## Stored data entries
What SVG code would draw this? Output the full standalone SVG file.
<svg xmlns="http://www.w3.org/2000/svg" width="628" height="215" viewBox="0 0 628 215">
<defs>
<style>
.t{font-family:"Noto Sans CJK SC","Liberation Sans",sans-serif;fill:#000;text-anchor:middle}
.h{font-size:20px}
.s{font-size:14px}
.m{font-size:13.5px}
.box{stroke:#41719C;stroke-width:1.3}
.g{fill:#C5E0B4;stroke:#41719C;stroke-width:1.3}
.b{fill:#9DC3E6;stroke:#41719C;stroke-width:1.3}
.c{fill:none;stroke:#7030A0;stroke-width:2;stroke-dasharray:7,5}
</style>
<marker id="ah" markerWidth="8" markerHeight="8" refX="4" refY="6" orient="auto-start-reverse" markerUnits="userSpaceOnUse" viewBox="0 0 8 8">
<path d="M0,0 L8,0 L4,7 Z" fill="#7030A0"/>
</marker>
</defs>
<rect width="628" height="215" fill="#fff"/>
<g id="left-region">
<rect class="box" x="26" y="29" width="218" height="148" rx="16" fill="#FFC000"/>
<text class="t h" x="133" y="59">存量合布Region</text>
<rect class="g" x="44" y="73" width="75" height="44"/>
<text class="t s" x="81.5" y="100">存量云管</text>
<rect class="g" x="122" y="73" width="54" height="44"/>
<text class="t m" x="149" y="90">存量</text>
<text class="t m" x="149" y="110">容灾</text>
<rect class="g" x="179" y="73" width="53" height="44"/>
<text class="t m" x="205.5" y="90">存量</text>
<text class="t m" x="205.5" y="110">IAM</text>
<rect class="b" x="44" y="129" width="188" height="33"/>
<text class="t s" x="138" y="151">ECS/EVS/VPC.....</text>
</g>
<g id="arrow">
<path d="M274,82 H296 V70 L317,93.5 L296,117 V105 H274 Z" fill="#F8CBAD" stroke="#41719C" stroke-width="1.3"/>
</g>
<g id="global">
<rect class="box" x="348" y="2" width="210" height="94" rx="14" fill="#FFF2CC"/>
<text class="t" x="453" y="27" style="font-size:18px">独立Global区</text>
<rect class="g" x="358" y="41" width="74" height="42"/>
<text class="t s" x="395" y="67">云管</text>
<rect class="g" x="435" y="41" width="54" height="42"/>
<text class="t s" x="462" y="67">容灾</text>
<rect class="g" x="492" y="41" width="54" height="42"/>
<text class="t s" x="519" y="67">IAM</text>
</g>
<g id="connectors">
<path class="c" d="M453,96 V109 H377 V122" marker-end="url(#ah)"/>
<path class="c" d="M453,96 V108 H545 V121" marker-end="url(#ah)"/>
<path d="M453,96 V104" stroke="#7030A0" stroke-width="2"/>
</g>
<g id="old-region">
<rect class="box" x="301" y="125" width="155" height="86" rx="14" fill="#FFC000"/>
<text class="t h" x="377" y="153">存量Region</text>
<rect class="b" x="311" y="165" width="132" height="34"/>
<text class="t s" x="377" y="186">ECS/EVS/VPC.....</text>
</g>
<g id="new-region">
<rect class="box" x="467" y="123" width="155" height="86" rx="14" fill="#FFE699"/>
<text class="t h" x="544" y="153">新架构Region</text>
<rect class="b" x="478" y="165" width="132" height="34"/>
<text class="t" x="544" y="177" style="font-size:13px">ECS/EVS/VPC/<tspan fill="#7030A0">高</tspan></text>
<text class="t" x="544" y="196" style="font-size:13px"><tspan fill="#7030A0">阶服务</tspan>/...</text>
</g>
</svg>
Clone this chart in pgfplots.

## Task directions
Faithfully reproduce all of the records, character for character.

## Complete response
What SVG code would draw this? Output the full standalone SVG file.
<svg xmlns="http://www.w3.org/2000/svg" width="628" height="215" viewBox="0 0 628 215">
<defs>
<style>
.t{font-family:"Noto Sans CJK SC","Liberation Sans",sans-serif;fill:#000;text-anchor:middle}
.h{font-size:20px}
.s{font-size:14px}
.m{font-size:13.5px}
.box{stroke:#41719C;stroke-width:1.3}
.g{fill:#C5E0B4;stroke:#41719C;stroke-width:1.3}
.b{fill:#9DC3E6;stroke:#41719C;stroke-width:1.3}
.c{fill:none;stroke:#7030A0;stroke-width:2;stroke-dasharray:7,5}
</style>
<marker id="ah" markerWidth="8" markerHeight="8" refX="4" refY="6" orient="auto-start-reverse" markerUnits="userSpaceOnUse" viewBox="0 0 8 8">
<path d="M0,0 L8,0 L4,7 Z" fill="#7030A0"/>
</marker>
</defs>
<rect width="628" height="215" fill="#fff"/>
<g id="left-region">
<rect class="box" x="26" y="29" width="218" height="148" rx="16" fill="#FFC000"/>
<text class="t h" x="133" y="59">存量合布Region</text>
<rect class="g" x="44" y="73" width="75" height="44"/>
<text class="t s" x="81.5" y="100">存量云管</text>
<rect class="g" x="122" y="73" width="54" height="44"/>
<text class="t m" x="149" y="90">存量</text>
<text class="t m" x="149" y="110">容灾</text>
<rect class="g" x="179" y="73" width="53" height="44"/>
<text class="t m" x="205.5" y="90">存量</text>
<text class="t m" x="205.5" y="110">IAM</text>
<rect class="b" x="44" y="129" width="188" height="33"/>
<text class="t s" x="138" y="151">ECS/EVS/VPC.....</text>
</g>
<g id="arrow">
<path d="M274,82 H296 V70 L317,93.5 L296,117 V105 H274 Z" fill="#F8CBAD" stroke="#41719C" stroke-width="1.3"/>
</g>
<g id="global">
<rect class="box" x="348" y="2" width="210" height="94" rx="14" fill="#FFF2CC"/>
<text class="t" x="453" y="27" style="font-size:18px">独立Global区</text>
<rect class="g" x="358" y="41" width="74" height="42"/>
<text class="t s" x="395" y="67">云管</text>
<rect class="g" x="435" y="41" width="54" height="42"/>
<text class="t s" x="462" y="67">容灾</text>
<rect class="g" x="492" y="41" width="54" height="42"/>
<text class="t s" x="519" y="67">IAM</text>
</g>
<g id="connectors">
<path class="c" d="M453,96 V109 H377 V122" marker-end="url(#ah)"/>
<path class="c" d="M453,96 V108 H545 V121" marker-end="url(#ah)"/>
<path d="M453,96 V104" stroke="#7030A0" stroke-width="2"/>
</g>
<g id="old-region">
<rect class="box" x="301" y="125" width="155" height="86" rx="14" fill="#FFC000"/>
<text class="t h" x="377" y="153">存量Region</text>
<rect class="b" x="311" y="165" width="132" height="34"/>
<text class="t s" x="377" y="186">ECS/EVS/VPC.....</text>
</g>
<g id="new-region">
<rect class="box" x="467" y="123" width="155" height="86" rx="14" fill="#FFE699"/>
<text class="t h" x="544" y="153">新架构Region</text>
<rect class="b" x="478" y="165" width="132" height="34"/>
<text class="t" x="544" y="177" style="font-size:13px">ECS/EVS/VPC/<tspan fill="#7030A0">高</tspan></text>
<text class="t" x="544" y="196" style="font-size:13px"><tspan fill="#7030A0">阶服务</tspan>/...</text>
</g>
</svg>
Clone this chart in pgfplots.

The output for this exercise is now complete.